→ **Stated task**: Repeat the listing exactly as given, omitting every image.

** START Material **

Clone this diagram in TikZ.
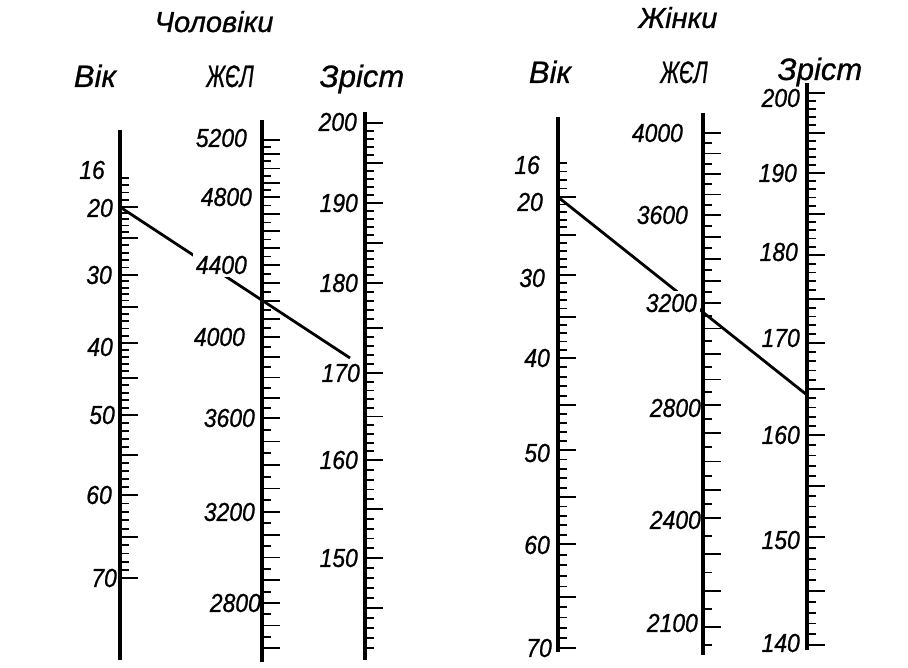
\documentclass[tikz,border=0pt]{standalone}
\usepackage{fontspec}
\setmainfont{Liberation Sans}[FakeBold=0.8]
\newfontfamily\handfont{Liberation Sans}[FakeStretch=0.88, FakeBold=0.8]
\newfontfamily\narrowfont{Liberation Sans}[FakeStretch=0.66, FakeBold=0.8]
\usepackage{xcolor}
\usepackage{tikz}
\usetikzlibrary{positioning, calc}

% ticks of one nomogram scale: x, step, long every, list of va/ya/vb/yb
\newcommand{\nomoticks}[4]{%
  \foreach \va/\ya/\vb/\yb in {#4}{%
    \pgfmathtruncatemacro{\nst}{round(abs(\vb-\va)/#2)}
    \foreach \k in {0,...,\nst}{%
      \pgfmathsetmacro{\yy}{\ya+(\yb-\ya)*\k/\nst}
      \pgfmathtruncatemacro{\vv}{round(\va+(\vb-\va)*\k/\nst)}
      \pgfmathsetmacro{\len}{mod(\vv,#3)==0 ? 18 : 9}
      \draw[tick] (#1,\yy) -- ++(\len,0);
    }
  }
}

\begin{document}
\begin{tikzpicture}[x=1pt, y=-1pt,
  axis/.style={line width=3.2pt},
  tick/.style={line width=1.8pt},
  key/.style={line width=2.8pt},
  num/.style={anchor=east, inner sep=0pt, font={\handfont\itshape\fontsize{26}{26}\selectfont}},
  gap/.style={fill=white, inner sep=3pt, xshift=3pt},
  head/.style={anchor=base, inner sep=0pt, font={\itshape\fontsize{31}{31}\selectfont}},
  abbr/.style={anchor=base, inner sep=0pt, font={\narrowfont\itshape\fontsize{31}{31}\selectfont}},
  title/.style={anchor=base, inner sep=0pt, font={\itshape\fontsize{29}{29}\selectfont}}
]
\useasboundingbox (0,0) rectangle (908,668);

\node[title] (men) at (214,32) {Чоловіки};
\node[title] (women) at (678,28) {Жінки};
\node[head] (m-vik) at (95,87) {Вік};
\node[abbr] (m-zhel) at (230,87) {ЖЄЛ};
\node[head] (m-zrist) at (362,87) {Зріст};
\node[head] (w-vik) at (550,83) {Вік};
\node[abbr] (w-zhel) at (684,83) {ЖЄЛ};
\node[head] (w-zrist) at (820,80) {Зріст};

\draw[axis] (120,130) -- (120,660);
\draw[axis] (262,120) -- (262,662);
\draw[axis] (365,112) -- (365,660);
\draw[axis] (558,117) -- (558,652);
\draw[axis] (703,113) -- (703,655);
\draw[axis] (807,83) -- (807,650);

\nomoticks{120}{1}{5}{16/178/20/207, 20/207/25/238, 25/238/30/275, 30/275/35/307,
  35/307/40/343, 40/343/45/378, 45/378/50/415, 50/415/55/455, 55/455/60/495,
  60/495/65/537, 65/537/70/578}
\nomoticks{262}{50}{100}{5200/140/4800/197, 4800/197/4400/265, 4400/265/4000/337,
  4000/337/3600/418, 3600/418/3200/512, 3200/512/2800/603, 2800/603/2600/648}
\nomoticks{365}{1}{5}{200/123/190/203, 190/203/180/283, 180/283/170/373,
  170/373/160/460, 160/460/150/558, 150/558/141/648}
\nomoticks{558}{1}{5}{16/163/20/197, 20/197/25/235, 25/235/30/275, 30/275/35/317,
  35/317/40/358, 40/358/45/405, 45/405/50/450, 50/450/55/497, 55/497/60/544,
  60/544/65/597, 65/597/70/648}
\nomoticks{703}{50}{100}{4000/133/3600/215, 3600/215/3200/303, 3200/303/2800/405,
  2800/405/2400/518, 2400/518/2100/627, 2100/627/2050/645}
\nomoticks{807}{1}{5}{200/93/190/173, 190/173/180/255, 180/255/170/343,
  170/343/160/435, 160/435/150/537, 150/537/140/645}

\coordinate (m-start) at (120,207);
\coordinate (m-end) at (350,358);
\coordinate (w-start) at (558,197);
\coordinate (w-end) at (807,395);
\draw[key] (m-start) -- (m-end);
\draw[key] (w-start) -- (w-end);

\foreach \v/\y/\x in {16/170/105, 20/208/113, 30/275/112, 40/347/113, 50/415/115, 60/495/112, 70/578/117}
  \node[num] (mv\v) at (\x,\y) {\v};
\foreach \v/\y/\x in {5200/138/247, 4800/197/252, 4000/337/245, 3600/418/255, 3200/512/255, 2800/603/261}
  \node[num] (mz\v) at (\x,\y) {\v};
\node[num, gap] (mz4400) at (247,265) {4400};
\foreach \v/\y/\x in {200/122/357, 190/203/358, 180/283/358, 170/373/360, 160/460/358, 150/558/358}
  \node[num] (mh\v) at (\x,\y) {\v};
\foreach \v/\y/\x in {16/165/540, 20/202/543, 30/278/545, 40/358/550, 50/453/550, 60/545/550, 70/648/552}
  \node[num] (wv\v) at (\x,\y) {\v};
\foreach \v/\y/\x in {4000/133/683, 3600/215/688, 2800/408/701, 2400/520/701, 2100/623/698}
  \node[num] (wz\v) at (\x,\y) {\v};
\node[num, gap] (wz3200) at (697,303) {3200};
\foreach \v/\y/\x in {200/98/800, 190/173/797, 180/252/798, 170/338/800, 160/435/800, 150/540/800, 140/643/800}
  \node[num] (wh\v) at (\x,\y) {\v};
\end{tikzpicture}
\end{document}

** END Material **

→ **Solution to this problem**:
Clone this diagram in TikZ.
\documentclass[tikz,border=0pt]{standalone}
\usepackage{fontspec}
\setmainfont{Liberation Sans}[FakeBold=0.8]
\newfontfamily\handfont{Liberation Sans}[FakeStretch=0.88, FakeBold=0.8]
\newfontfamily\narrowfont{Liberation Sans}[FakeStretch=0.66, FakeBold=0.8]
\usepackage{xcolor}
\usepackage{tikz}
\usetikzlibrary{positioning, calc}

% ticks of one nomogram scale: x, step, long every, list of va/ya/vb/yb
\newcommand{\nomoticks}[4]{%
  \foreach \va/\ya/\vb/\yb in {#4}{%
    \pgfmathtruncatemacro{\nst}{round(abs(\vb-\va)/#2)}
    \foreach \k in {0,...,\nst}{%
      \pgfmathsetmacro{\yy}{\ya+(\yb-\ya)*\k/\nst}
      \pgfmathtruncatemacro{\vv}{round(\va+(\vb-\va)*\k/\nst)}
      \pgfmathsetmacro{\len}{mod(\vv,#3)==0 ? 18 : 9}
      \draw[tick] (#1,\yy) -- ++(\len,0);
    }
  }
}

\begin{document}
\begin{tikzpicture}[x=1pt, y=-1pt,
  axis/.style={line width=3.2pt},
  tick/.style={line width=1.8pt},
  key/.style={line width=2.8pt},
  num/.style={anchor=east, inner sep=0pt, font={\handfont\itshape\fontsize{26}{26}\selectfont}},
  gap/.style={fill=white, inner sep=3pt, xshift=3pt},
  head/.style={anchor=base, inner sep=0pt, font={\itshape\fontsize{31}{31}\selectfont}},
  abbr/.style={anchor=base, inner sep=0pt, font={\narrowfont\itshape\fontsize{31}{31}\selectfont}},
  title/.style={anchor=base, inner sep=0pt, font={\itshape\fontsize{29}{29}\selectfont}}
]
\useasboundingbox (0,0) rectangle (908,668);

\node[title] (men) at (214,32) {Чоловіки};
\node[title] (women) at (678,28) {Жінки};
\node[head] (m-vik) at (95,87) {Вік};
\node[abbr] (m-zhel) at (230,87) {ЖЄЛ};
\node[head] (m-zrist) at (362,87) {Зріст};
\node[head] (w-vik) at (550,83) {Вік};
\node[abbr] (w-zhel) at (684,83) {ЖЄЛ};
\node[head] (w-zrist) at (820,80) {Зріст};

\draw[axis] (120,130) -- (120,660);
\draw[axis] (262,120) -- (262,662);
\draw[axis] (365,112) -- (365,660);
\draw[axis] (558,117) -- (558,652);
\draw[axis] (703,113) -- (703,655);
\draw[axis] (807,83) -- (807,650);

\nomoticks{120}{1}{5}{16/178/20/207, 20/207/25/238, 25/238/30/275, 30/275/35/307,
  35/307/40/343, 40/343/45/378, 45/378/50/415, 50/415/55/455, 55/455/60/495,
  60/495/65/537, 65/537/70/578}
\nomoticks{262}{50}{100}{5200/140/4800/197, 4800/197/4400/265, 4400/265/4000/337,
  4000/337/3600/418, 3600/418/3200/512, 3200/512/2800/603, 2800/603/2600/648}
\nomoticks{365}{1}{5}{200/123/190/203, 190/203/180/283, 180/283/170/373,
  170/373/160/460, 160/460/150/558, 150/558/141/648}
\nomoticks{558}{1}{5}{16/163/20/197, 20/197/25/235, 25/235/30/275, 30/275/35/317,
  35/317/40/358, 40/358/45/405, 45/405/50/450, 50/450/55/497, 55/497/60/544,
  60/544/65/597, 65/597/70/648}
\nomoticks{703}{50}{100}{4000/133/3600/215, 3600/215/3200/303, 3200/303/2800/405,
  2800/405/2400/518, 2400/518/2100/627, 2100/627/2050/645}
\nomoticks{807}{1}{5}{200/93/190/173, 190/173/180/255, 180/255/170/343,
  170/343/160/435, 160/435/150/537, 150/537/140/645}

\coordinate (m-start) at (120,207);
\coordinate (m-end) at (350,358);
\coordinate (w-start) at (558,197);
\coordinate (w-end) at (807,395);
\draw[key] (m-start) -- (m-end);
\draw[key] (w-start) -- (w-end);

\foreach \v/\y/\x in {16/170/105, 20/208/113, 30/275/112, 40/347/113, 50/415/115, 60/495/112, 70/578/117}
  \node[num] (mv\v) at (\x,\y) {\v};
\foreach \v/\y/\x in {5200/138/247, 4800/197/252, 4000/337/245, 3600/418/255, 3200/512/255, 2800/603/261}
  \node[num] (mz\v) at (\x,\y) {\v};
\node[num, gap] (mz4400) at (247,265) {4400};
\foreach \v/\y/\x in {200/122/357, 190/203/358, 180/283/358, 170/373/360, 160/460/358, 150/558/358}
  \node[num] (mh\v) at (\x,\y) {\v};
\foreach \v/\y/\x in {16/165/540, 20/202/543, 30/278/545, 40/358/550, 50/453/550, 60/545/550, 70/648/552}
  \node[num] (wv\v) at (\x,\y) {\v};
\foreach \v/\y/\x in {4000/133/683, 3600/215/688, 2800/408/701, 2400/520/701, 2100/623/698}
  \node[num] (wz\v) at (\x,\y) {\v};
\node[num, gap] (wz3200) at (697,303) {3200};
\foreach \v/\y/\x in {200/98/800, 190/173/797, 180/252/798, 170/338/800, 160/435/800, 150/540/800, 140/643/800}
  \node[num] (wh\v) at (\x,\y) {\v};
\end{tikzpicture}
\end{document}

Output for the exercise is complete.